━━━ Available data
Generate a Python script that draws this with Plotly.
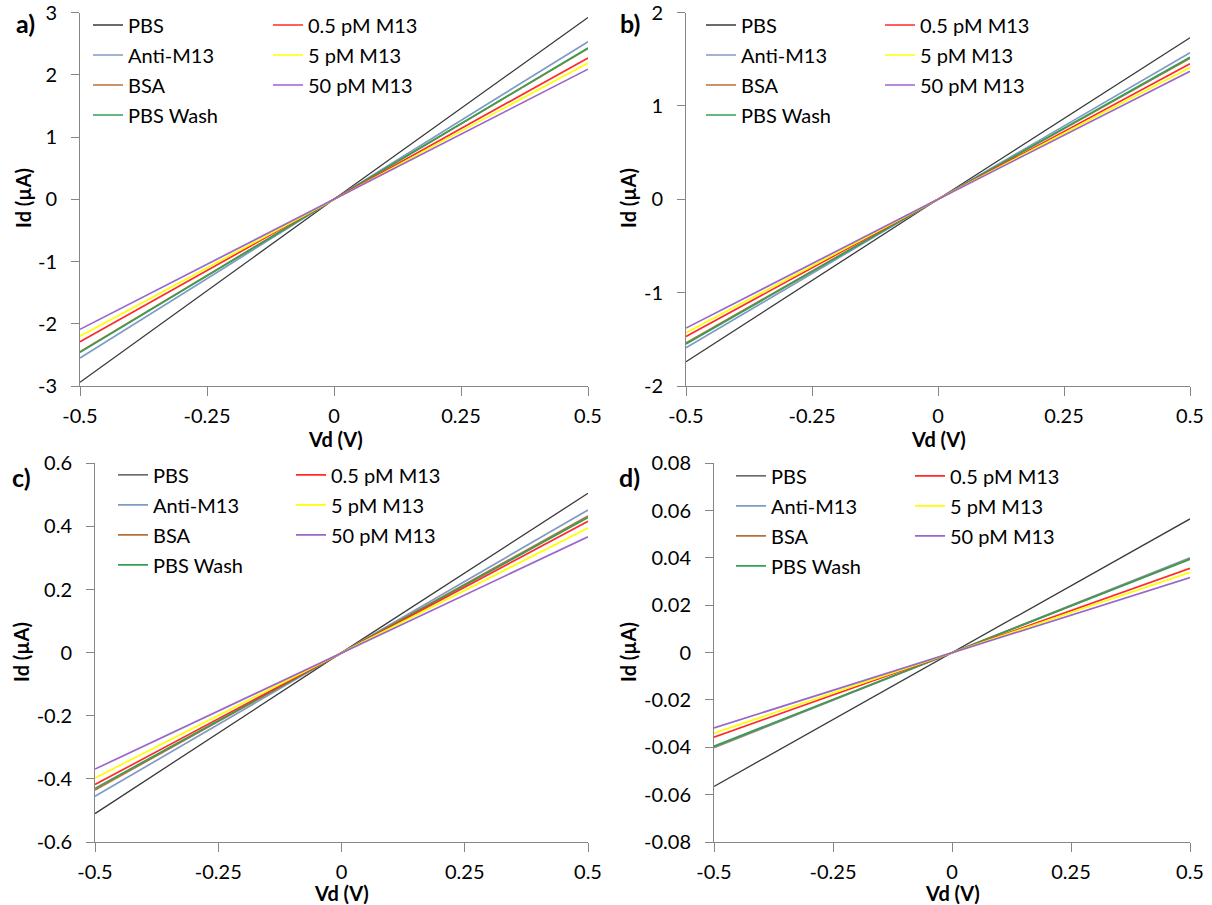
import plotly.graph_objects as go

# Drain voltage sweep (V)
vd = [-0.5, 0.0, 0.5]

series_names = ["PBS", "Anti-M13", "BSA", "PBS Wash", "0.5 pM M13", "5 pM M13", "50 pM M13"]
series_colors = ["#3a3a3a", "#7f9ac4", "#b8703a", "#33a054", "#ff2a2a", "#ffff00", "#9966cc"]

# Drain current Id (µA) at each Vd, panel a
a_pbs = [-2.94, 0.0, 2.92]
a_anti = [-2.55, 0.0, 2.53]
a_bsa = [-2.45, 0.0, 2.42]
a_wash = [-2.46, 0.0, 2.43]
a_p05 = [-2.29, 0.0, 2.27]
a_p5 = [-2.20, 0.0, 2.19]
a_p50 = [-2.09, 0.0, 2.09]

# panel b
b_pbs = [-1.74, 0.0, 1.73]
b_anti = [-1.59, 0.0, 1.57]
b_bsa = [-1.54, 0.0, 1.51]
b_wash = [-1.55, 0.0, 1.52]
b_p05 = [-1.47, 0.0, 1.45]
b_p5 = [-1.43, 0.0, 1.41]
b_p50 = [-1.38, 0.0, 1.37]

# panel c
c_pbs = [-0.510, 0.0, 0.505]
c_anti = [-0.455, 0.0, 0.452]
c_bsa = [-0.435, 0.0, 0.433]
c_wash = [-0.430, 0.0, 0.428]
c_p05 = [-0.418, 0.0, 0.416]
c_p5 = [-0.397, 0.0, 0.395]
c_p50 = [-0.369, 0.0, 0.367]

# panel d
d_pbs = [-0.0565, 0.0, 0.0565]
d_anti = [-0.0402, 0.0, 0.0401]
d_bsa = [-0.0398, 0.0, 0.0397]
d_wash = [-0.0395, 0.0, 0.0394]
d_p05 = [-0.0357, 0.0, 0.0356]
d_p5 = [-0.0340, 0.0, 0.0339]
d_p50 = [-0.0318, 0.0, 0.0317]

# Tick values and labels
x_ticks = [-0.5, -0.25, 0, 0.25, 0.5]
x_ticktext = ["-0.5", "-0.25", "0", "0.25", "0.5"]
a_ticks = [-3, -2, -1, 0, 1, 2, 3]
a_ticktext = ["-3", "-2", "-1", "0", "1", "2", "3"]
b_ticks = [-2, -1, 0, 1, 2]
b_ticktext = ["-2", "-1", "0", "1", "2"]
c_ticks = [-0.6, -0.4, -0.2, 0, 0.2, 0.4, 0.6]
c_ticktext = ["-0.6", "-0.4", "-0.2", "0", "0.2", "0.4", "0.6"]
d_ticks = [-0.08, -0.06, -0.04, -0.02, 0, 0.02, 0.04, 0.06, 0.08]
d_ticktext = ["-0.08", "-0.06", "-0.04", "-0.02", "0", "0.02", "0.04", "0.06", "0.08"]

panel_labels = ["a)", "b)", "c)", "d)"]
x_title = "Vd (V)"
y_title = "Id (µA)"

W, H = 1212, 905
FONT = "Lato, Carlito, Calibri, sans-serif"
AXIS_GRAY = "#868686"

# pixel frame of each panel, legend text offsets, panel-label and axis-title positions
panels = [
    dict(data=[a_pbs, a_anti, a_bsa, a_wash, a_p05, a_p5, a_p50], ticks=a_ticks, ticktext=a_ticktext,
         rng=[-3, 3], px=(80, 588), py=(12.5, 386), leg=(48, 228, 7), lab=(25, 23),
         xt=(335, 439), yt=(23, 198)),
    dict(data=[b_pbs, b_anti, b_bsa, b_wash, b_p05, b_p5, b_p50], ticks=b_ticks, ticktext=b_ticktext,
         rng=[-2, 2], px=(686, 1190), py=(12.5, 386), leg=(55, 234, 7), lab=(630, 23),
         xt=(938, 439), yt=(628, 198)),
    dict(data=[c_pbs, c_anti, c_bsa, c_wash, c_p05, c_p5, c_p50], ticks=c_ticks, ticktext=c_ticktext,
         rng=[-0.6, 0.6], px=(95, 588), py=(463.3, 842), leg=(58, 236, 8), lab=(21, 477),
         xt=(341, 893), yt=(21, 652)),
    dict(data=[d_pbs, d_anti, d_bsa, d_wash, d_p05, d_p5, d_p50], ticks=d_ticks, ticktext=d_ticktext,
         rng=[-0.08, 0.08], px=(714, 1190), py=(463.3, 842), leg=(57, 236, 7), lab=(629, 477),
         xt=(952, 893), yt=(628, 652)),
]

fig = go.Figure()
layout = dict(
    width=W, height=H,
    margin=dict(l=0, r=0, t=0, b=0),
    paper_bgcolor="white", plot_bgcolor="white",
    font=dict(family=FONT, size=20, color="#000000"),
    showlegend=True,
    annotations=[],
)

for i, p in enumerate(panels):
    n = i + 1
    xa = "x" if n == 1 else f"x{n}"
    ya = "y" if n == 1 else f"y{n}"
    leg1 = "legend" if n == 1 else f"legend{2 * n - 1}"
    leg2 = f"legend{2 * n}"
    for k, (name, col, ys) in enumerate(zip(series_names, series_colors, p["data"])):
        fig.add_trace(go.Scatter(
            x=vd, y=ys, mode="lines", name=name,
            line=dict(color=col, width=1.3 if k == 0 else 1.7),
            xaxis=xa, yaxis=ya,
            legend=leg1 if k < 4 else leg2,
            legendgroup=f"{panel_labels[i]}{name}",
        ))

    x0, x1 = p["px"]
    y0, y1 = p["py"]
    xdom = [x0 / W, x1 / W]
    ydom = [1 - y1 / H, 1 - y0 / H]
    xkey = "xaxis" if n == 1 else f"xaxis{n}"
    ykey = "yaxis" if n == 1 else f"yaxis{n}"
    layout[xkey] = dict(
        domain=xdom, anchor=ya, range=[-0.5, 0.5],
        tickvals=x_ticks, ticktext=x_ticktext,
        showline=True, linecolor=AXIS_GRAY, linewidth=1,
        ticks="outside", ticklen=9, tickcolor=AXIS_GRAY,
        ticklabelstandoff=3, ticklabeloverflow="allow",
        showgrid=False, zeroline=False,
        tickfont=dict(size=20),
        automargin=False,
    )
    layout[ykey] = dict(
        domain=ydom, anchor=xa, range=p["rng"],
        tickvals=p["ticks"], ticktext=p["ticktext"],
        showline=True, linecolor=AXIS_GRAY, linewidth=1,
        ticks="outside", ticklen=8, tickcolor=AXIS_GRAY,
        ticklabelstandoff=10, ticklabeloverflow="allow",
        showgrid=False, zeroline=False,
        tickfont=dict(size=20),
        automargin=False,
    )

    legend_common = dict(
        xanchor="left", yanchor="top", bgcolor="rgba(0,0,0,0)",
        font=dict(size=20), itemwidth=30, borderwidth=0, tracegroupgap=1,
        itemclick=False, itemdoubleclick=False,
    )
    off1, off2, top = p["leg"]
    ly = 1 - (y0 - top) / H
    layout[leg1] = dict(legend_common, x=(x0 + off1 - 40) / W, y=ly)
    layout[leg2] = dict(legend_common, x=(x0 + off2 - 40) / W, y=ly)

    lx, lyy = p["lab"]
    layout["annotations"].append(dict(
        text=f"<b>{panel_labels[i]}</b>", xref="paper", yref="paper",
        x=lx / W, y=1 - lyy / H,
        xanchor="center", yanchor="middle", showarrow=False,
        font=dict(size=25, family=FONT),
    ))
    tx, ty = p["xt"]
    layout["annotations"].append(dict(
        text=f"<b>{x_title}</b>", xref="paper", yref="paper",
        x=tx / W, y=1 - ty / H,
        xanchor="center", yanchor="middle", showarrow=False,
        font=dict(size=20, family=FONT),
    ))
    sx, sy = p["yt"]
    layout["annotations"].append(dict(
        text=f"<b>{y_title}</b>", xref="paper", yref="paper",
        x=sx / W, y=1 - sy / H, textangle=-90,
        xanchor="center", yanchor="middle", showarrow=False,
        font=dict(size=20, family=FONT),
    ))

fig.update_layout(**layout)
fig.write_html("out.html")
━━━━━━
Directive - Return exactly what appears from the opening line of the material through the line with "a_p50 = [-2.09, 0.0, 2.09]", apart from the pictures.

Exercise solution -
Generate a Python script that draws this with Plotly.
import plotly.graph_objects as go

# Drain voltage sweep (V)
vd = [-0.5, 0.0, 0.5]

series_names = ["PBS", "Anti-M13", "BSA", "PBS Wash", "0.5 pM M13", "5 pM M13", "50 pM M13"]
series_colors = ["#3a3a3a", "#7f9ac4", "#b8703a", "#33a054", "#ff2a2a", "#ffff00", "#9966cc"]

# Drain current Id (µA) at each Vd, panel a
a_pbs = [-2.94, 0.0, 2.92]
a_anti = [-2.55, 0.0, 2.53]
a_bsa = [-2.45, 0.0, 2.42]
a_wash = [-2.46, 0.0, 2.43]
a_p05 = [-2.29, 0.0, 2.27]
a_p5 = [-2.20, 0.0, 2.19]
a_p50 = [-2.09, 0.0, 2.09]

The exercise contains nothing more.